• Written exercise: Omit all images. Write out the rest of the material exactly.
##### Dataset content
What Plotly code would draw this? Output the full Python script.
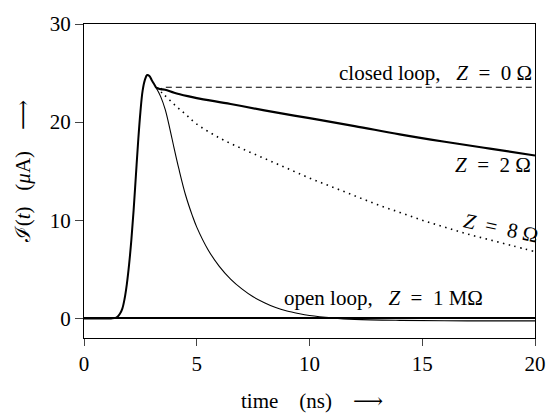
import plotly.graph_objects as go

# shared rising pulse (ns, µA)
rise_t = [0, 1.2, 1.4, 1.5, 1.6, 1.7, 1.8, 1.9, 2.0, 2.1, 2.2, 2.3, 2.4, 2.5, 2.6, 2.7, 2.8, 2.9, 3.0, 3.1, 3.2]
rise_i = [0, 0, 0.05, 0.2, 0.5, 1.0, 2.0, 3.5, 5.5, 8.0, 11.0, 14.5, 18.0, 21.0, 23.2, 24.3, 24.8, 24.7, 24.3, 23.9, 23.5]

# closed loop, Z = 0 Ω
z0_t = [3.2, 3.4, 3.6, 5, 10, 15, 20]
z0_i = [23.5, 23.4, 23.55, 23.55, 23.55, 23.55, 23.55]

# Z = 2 Ω
z2_t = [3.2, 3.4, 3.6, 4.0, 4.6, 5.0, 6.5, 8.0, 10, 12, 14, 16, 18, 20]
z2_i = [23.5, 23.35, 23.3, 23.0, 22.65, 22.45, 21.85, 21.2, 20.4, 19.6, 18.75, 18.0, 17.3, 16.6]

# Z = 8 Ω
z8_t = [3.2, 3.5, 4.0, 4.5, 5, 6, 7, 8, 9, 10, 11, 12, 13, 14, 15, 16, 17, 18, 19, 20]
z8_i = [23.5, 22.9, 21.8, 20.8, 19.8, 18.4, 17.3, 16.3, 15.3, 14.3, 13.4, 12.5, 11.6, 10.8, 10.0, 9.3, 8.6, 8.0, 7.4, 6.8]

# open loop, Z = 1 MΩ
open_t = [3.2, 3.4, 3.6, 3.8, 4.0, 4.2, 4.5, 4.8, 5.0, 5.5, 6.0, 6.5, 7.0, 7.5, 8.0, 8.5, 9.0, 9.5, 10, 11, 12, 14, 17, 20]
open_i = [23.5, 22.6, 21.3, 19.4, 17.3, 15.3, 12.6, 10.5, 9.3, 7.0, 5.3, 4.0, 3.0, 2.2, 1.6, 1.1, 0.75, 0.5, 0.3, 0.05, -0.1, -0.2, -0.25, -0.25]

x_ticks = [0, 5, 10, 15, 20]
y_ticks = [0, 10, 20, 30]

FONT = "'Liberation Serif', 'DejaVu Serif', serif"
FS = 21

fig = go.Figure()
fig.add_trace(go.Scatter(x=rise_t, y=rise_i, mode="lines", line=dict(color="black", width=2), line_shape="spline"))
fig.add_trace(go.Scatter(x=open_t, y=open_i, mode="lines", line=dict(color="black", width=1.1), line_shape="spline"))
fig.add_trace(go.Scatter(x=z8_t, y=z8_i, mode="lines", line=dict(color="black", width=1.6, dash="1.5px,4.5px"), line_shape="spline"))
fig.add_trace(go.Scatter(x=z0_t, y=z0_i, mode="lines", line=dict(color="black", width=1.1, dash="6px,4px")))
fig.add_trace(go.Scatter(x=z2_t, y=z2_i, mode="lines", line=dict(color="black", width=2.2), line_shape="spline"))

fig.update_layout(
    width=558, height=419,
    margin=dict(l=84, r=13, t=14, b=81),
    paper_bgcolor="white", plot_bgcolor="white",
    showlegend=False,
    font=dict(family=FONT, size=FS, color="black"),
)
fig.update_xaxes(range=[0, 20], tickvals=x_ticks, ticks="outside", ticklen=7, tickwidth=1,
                 showline=True, linecolor="black", linewidth=1.2, mirror=True,
                 showgrid=False, zeroline=False, tickfont=dict(family=FONT, size=FS))
fig.update_yaxes(range=[-2, 30], tickvals=y_ticks, ticks="outside", ticklen=8, tickwidth=1,
                 showline=True, linecolor="black", linewidth=1.2, mirror=True,
                 showgrid=False, zeroline=True, zerolinecolor="black", zerolinewidth=2,
                 tickfont=dict(family=FONT, size=FS))

ann = dict(showarrow=False, font=dict(family=FONT, size=FS, color="black"))
fig.add_annotation(x=19.95, y=25.0, text="closed loop,   <i>Z</i>  =  0 Ω", xanchor="right", yanchor="middle", **ann)
fig.add_annotation(x=19.9, y=15.6, text="<i>Z</i>  =  2 Ω", xanchor="right", yanchor="middle", **ann)
fig.add_annotation(x=18.5, y=9.2, text="<i>Z</i>  =  8 Ω", xanchor="center", yanchor="middle", textangle=12, **ann)
fig.add_annotation(x=13.3, y=2.1, text="open loop,   <i>Z</i>  =  1 MΩ", xanchor="center", yanchor="middle", **ann)
fig.add_annotation(x=0.505, y=-0.2, xref="paper", yref="paper", text="time    (ns)    ⟶",
                   xanchor="center", yanchor="middle", **ann)
fig.add_annotation(x=-0.136, y=0.53, xref="paper", yref="paper", text="ℐ(<i>t</i>)   (<i>μ</i>A)    ⟶",
                   xanchor="center", yanchor="middle", textangle=-90, **ann)

fig.write_html("out.html")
##########
• Solution to this task:
What Plotly code would draw this? Output the full Python script.
import plotly.graph_objects as go

# shared rising pulse (ns, µA)
rise_t = [0, 1.2, 1.4, 1.5, 1.6, 1.7, 1.8, 1.9, 2.0, 2.1, 2.2, 2.3, 2.4, 2.5, 2.6, 2.7, 2.8, 2.9, 3.0, 3.1, 3.2]
rise_i = [0, 0, 0.05, 0.2, 0.5, 1.0, 2.0, 3.5, 5.5, 8.0, 11.0, 14.5, 18.0, 21.0, 23.2, 24.3, 24.8, 24.7, 24.3, 23.9, 23.5]

# closed loop, Z = 0 Ω
z0_t = [3.2, 3.4, 3.6, 5, 10, 15, 20]
z0_i = [23.5, 23.4, 23.55, 23.55, 23.55, 23.55, 23.55]

# Z = 2 Ω
z2_t = [3.2, 3.4, 3.6, 4.0, 4.6, 5.0, 6.5, 8.0, 10, 12, 14, 16, 18, 20]
z2_i = [23.5, 23.35, 23.3, 23.0, 22.65, 22.45, 21.85, 21.2, 20.4, 19.6, 18.75, 18.0, 17.3, 16.6]

# Z = 8 Ω
z8_t = [3.2, 3.5, 4.0, 4.5, 5, 6, 7, 8, 9, 10, 11, 12, 13, 14, 15, 16, 17, 18, 19, 20]
z8_i = [23.5, 22.9, 21.8, 20.8, 19.8, 18.4, 17.3, 16.3, 15.3, 14.3, 13.4, 12.5, 11.6, 10.8, 10.0, 9.3, 8.6, 8.0, 7.4, 6.8]

# open loop, Z = 1 MΩ
open_t = [3.2, 3.4, 3.6, 3.8, 4.0, 4.2, 4.5, 4.8, 5.0, 5.5, 6.0, 6.5, 7.0, 7.5, 8.0, 8.5, 9.0, 9.5, 10, 11, 12, 14, 17, 20]
open_i = [23.5, 22.6, 21.3, 19.4, 17.3, 15.3, 12.6, 10.5, 9.3, 7.0, 5.3, 4.0, 3.0, 2.2, 1.6, 1.1, 0.75, 0.5, 0.3, 0.05, -0.1, -0.2, -0.25, -0.25]

x_ticks = [0, 5, 10, 15, 20]
y_ticks = [0, 10, 20, 30]

FONT = "'Liberation Serif', 'DejaVu Serif', serif"
FS = 21

fig = go.Figure()
fig.add_trace(go.Scatter(x=rise_t, y=rise_i, mode="lines", line=dict(color="black", width=2), line_shape="spline"))
fig.add_trace(go.Scatter(x=open_t, y=open_i, mode="lines", line=dict(color="black", width=1.1), line_shape="spline"))
fig.add_trace(go.Scatter(x=z8_t, y=z8_i, mode="lines", line=dict(color="black", width=1.6, dash="1.5px,4.5px"), line_shape="spline"))
fig.add_trace(go.Scatter(x=z0_t, y=z0_i, mode="lines", line=dict(color="black", width=1.1, dash="6px,4px")))
fig.add_trace(go.Scatter(x=z2_t, y=z2_i, mode="lines", line=dict(color="black", width=2.2), line_shape="spline"))

fig.update_layout(
    width=558, height=419,
    margin=dict(l=84, r=13, t=14, b=81),
    paper_bgcolor="white", plot_bgcolor="white",
    showlegend=False,
    font=dict(family=FONT, size=FS, color="black"),
)
fig.update_xaxes(range=[0, 20], tickvals=x_ticks, ticks="outside", ticklen=7, tickwidth=1,
                 showline=True, linecolor="black", linewidth=1.2, mirror=True,
                 showgrid=False, zeroline=False, tickfont=dict(family=FONT, size=FS))
fig.update_yaxes(range=[-2, 30], tickvals=y_ticks, ticks="outside", ticklen=8, tickwidth=1,
                 showline=True, linecolor="black", linewidth=1.2, mirror=True,
                 showgrid=False, zeroline=True, zerolinecolor="black", zerolinewidth=2,
                 tickfont=dict(family=FONT, size=FS))

ann = dict(showarrow=False, font=dict(family=FONT, size=FS, color="black"))
fig.add_annotation(x=19.95, y=25.0, text="closed loop,   <i>Z</i>  =  0 Ω", xanchor="right", yanchor="middle", **ann)
fig.add_annotation(x=19.9, y=15.6, text="<i>Z</i>  =  2 Ω", xanchor="right", yanchor="middle", **ann)
fig.add_annotation(x=18.5, y=9.2, text="<i>Z</i>  =  8 Ω", xanchor="center", yanchor="middle", textangle=12, **ann)
fig.add_annotation(x=13.3, y=2.1, text="open loop,   <i>Z</i>  =  1 MΩ", xanchor="center", yanchor="middle", **ann)
fig.add_annotation(x=0.505, y=-0.2, xref="paper", yref="paper", text="time    (ns)    ⟶",
                   xanchor="center", yanchor="middle", **ann)
fig.add_annotation(x=-0.136, y=0.53, xref="paper", yref="paper", text="ℐ(<i>t</i>)   (<i>μ</i>A)    ⟶",
                   xanchor="center", yanchor="middle", textangle=-90, **ann)

fig.write_html("out.html")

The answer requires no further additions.